--- begin Task inputs ---

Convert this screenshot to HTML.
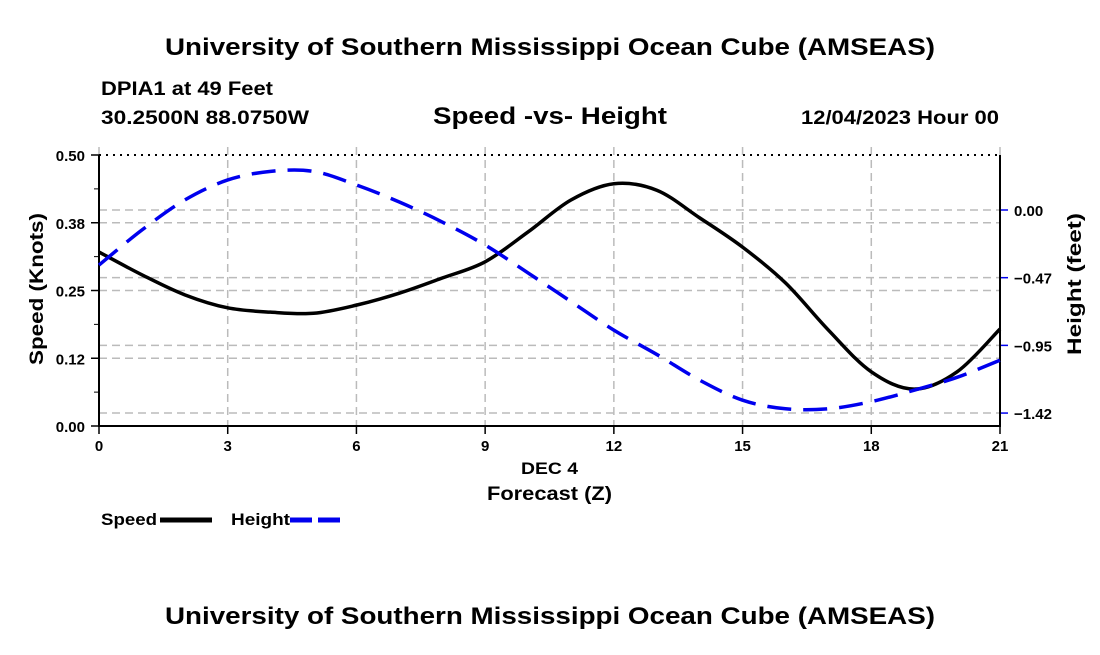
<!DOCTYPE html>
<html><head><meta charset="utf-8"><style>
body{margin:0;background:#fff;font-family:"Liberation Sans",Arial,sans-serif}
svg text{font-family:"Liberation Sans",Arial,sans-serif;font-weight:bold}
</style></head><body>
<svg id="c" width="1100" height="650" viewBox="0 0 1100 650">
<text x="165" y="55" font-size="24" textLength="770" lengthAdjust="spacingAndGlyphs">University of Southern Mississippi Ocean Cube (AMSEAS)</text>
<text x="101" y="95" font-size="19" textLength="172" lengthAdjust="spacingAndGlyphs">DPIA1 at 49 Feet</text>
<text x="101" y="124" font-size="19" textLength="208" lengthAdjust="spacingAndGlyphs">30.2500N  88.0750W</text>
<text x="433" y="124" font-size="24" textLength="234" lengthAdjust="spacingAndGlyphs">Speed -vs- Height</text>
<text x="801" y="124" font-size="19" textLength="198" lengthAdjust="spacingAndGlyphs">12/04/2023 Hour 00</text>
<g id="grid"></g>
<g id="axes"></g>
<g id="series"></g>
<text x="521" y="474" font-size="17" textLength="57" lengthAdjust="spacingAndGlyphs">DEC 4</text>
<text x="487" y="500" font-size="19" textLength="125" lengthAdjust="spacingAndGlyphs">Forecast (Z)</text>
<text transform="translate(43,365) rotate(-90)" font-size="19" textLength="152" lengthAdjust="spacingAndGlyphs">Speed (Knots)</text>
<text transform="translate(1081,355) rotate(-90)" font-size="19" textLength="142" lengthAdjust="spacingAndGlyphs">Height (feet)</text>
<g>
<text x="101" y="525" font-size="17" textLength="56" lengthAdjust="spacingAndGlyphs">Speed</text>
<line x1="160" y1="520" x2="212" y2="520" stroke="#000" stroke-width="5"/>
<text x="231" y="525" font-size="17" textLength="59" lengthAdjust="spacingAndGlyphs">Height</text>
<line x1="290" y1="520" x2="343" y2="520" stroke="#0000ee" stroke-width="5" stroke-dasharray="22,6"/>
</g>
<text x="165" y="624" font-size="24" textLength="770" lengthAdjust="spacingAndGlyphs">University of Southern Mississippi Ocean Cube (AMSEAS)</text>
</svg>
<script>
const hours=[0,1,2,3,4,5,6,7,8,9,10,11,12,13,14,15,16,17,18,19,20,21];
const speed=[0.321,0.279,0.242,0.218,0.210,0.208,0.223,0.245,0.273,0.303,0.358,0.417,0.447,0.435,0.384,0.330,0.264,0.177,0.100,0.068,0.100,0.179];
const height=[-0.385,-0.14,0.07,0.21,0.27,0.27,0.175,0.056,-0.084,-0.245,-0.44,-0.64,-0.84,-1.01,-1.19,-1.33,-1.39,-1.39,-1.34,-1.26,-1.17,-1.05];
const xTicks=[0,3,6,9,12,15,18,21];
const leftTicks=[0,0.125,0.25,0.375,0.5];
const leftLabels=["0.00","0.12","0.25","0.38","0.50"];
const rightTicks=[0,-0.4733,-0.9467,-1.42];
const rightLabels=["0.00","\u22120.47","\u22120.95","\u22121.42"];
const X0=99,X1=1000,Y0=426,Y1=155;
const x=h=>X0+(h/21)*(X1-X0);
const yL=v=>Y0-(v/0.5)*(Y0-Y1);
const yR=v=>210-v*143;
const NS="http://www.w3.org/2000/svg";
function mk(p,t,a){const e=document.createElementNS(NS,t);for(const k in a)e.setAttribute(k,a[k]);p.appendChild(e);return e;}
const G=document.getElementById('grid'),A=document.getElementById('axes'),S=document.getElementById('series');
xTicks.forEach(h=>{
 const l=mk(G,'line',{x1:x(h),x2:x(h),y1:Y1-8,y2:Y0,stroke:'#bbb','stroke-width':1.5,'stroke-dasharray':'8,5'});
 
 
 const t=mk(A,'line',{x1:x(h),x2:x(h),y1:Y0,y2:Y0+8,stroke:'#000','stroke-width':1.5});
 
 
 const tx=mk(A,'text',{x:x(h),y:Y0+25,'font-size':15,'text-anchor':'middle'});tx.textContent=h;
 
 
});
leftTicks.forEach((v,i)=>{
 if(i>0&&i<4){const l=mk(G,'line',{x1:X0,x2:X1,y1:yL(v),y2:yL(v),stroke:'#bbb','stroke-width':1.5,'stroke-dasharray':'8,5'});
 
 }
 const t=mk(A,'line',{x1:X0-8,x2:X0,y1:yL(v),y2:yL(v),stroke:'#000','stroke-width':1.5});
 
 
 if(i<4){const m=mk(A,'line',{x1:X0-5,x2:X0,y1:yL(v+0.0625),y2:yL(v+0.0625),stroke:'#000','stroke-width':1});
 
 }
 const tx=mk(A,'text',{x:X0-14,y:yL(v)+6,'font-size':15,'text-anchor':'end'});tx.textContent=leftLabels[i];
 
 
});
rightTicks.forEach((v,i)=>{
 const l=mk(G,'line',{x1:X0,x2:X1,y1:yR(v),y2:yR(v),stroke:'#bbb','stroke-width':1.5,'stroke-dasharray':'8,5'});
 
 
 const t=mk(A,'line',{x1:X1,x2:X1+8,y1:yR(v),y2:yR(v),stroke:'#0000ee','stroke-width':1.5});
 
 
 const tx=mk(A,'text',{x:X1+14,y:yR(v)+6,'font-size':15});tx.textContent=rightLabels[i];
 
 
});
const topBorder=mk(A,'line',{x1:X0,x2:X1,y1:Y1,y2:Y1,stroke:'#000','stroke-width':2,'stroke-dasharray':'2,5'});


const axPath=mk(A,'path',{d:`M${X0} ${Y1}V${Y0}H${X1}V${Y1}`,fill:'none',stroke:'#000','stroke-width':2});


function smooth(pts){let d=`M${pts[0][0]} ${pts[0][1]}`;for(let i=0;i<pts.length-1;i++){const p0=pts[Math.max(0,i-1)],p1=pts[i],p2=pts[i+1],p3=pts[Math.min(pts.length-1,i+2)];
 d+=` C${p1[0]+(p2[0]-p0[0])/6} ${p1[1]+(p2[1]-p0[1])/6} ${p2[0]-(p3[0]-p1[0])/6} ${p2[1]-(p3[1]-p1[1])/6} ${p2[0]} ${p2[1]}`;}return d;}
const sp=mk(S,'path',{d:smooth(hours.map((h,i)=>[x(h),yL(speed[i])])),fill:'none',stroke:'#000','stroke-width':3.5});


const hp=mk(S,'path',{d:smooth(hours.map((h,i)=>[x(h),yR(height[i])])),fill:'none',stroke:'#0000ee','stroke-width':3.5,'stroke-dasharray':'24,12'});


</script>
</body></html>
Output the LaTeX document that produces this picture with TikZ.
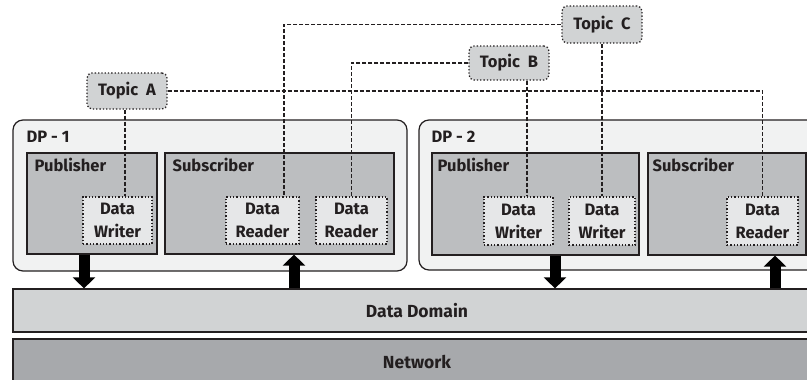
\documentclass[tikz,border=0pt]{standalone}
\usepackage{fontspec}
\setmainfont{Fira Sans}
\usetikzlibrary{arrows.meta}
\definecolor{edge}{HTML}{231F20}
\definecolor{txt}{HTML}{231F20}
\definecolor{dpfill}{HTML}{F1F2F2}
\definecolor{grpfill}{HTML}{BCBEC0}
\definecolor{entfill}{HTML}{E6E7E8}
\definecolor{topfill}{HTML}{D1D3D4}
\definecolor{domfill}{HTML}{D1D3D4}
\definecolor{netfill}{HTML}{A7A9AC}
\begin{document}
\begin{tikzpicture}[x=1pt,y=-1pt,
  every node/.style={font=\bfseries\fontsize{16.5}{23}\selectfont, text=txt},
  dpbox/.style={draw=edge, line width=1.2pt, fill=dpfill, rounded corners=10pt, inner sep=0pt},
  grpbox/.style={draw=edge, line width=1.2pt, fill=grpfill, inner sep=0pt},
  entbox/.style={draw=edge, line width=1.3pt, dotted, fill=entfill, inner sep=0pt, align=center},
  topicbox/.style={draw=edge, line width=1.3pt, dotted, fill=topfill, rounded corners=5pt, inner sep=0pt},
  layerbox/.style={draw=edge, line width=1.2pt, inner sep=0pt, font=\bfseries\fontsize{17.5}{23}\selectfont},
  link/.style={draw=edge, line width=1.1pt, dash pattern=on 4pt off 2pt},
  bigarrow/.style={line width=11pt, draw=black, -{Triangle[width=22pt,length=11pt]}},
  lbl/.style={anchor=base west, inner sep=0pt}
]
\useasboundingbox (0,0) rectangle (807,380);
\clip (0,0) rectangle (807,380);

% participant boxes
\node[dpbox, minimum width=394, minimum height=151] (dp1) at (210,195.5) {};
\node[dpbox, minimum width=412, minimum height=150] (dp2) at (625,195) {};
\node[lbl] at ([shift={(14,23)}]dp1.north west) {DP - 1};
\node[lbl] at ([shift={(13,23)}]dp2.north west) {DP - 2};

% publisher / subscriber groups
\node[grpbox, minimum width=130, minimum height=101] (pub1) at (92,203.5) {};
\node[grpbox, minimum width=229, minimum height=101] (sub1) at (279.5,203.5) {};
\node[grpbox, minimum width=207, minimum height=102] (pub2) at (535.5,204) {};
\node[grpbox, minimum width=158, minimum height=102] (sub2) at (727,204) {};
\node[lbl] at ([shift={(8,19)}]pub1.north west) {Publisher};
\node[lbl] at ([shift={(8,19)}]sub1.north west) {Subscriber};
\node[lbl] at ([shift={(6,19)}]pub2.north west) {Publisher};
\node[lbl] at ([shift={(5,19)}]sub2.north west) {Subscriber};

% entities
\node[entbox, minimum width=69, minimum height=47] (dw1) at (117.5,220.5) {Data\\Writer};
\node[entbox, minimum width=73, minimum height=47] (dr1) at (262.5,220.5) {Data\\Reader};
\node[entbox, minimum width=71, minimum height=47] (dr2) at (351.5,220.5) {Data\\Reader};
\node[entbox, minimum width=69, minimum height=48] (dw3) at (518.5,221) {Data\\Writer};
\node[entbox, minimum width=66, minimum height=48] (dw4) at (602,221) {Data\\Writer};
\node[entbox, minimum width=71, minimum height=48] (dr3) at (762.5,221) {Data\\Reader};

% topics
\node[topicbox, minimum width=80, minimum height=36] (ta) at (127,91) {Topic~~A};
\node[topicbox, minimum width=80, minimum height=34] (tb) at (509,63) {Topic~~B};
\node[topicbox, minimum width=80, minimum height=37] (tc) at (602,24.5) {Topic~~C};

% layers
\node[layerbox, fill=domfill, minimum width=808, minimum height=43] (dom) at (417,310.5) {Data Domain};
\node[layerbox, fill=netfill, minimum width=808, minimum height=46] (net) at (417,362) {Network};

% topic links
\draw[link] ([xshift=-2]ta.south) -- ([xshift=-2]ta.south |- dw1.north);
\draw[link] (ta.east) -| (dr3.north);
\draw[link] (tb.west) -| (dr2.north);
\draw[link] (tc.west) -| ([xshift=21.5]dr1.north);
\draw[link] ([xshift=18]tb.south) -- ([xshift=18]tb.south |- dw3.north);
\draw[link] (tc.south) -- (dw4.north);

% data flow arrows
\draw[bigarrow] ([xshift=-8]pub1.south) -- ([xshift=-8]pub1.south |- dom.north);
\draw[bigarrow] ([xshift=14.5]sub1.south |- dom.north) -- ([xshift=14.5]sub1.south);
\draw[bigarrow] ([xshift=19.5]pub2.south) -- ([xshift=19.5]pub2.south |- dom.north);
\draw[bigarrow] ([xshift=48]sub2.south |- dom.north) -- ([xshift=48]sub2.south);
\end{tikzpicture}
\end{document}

--- end Task inputs ---

Exercise requirements:
Collect every line with the string "this" from the records, and copy each.

Completed exercise:
Convert this screenshot to HTML.
Output the LaTeX document that produces this picture with TikZ.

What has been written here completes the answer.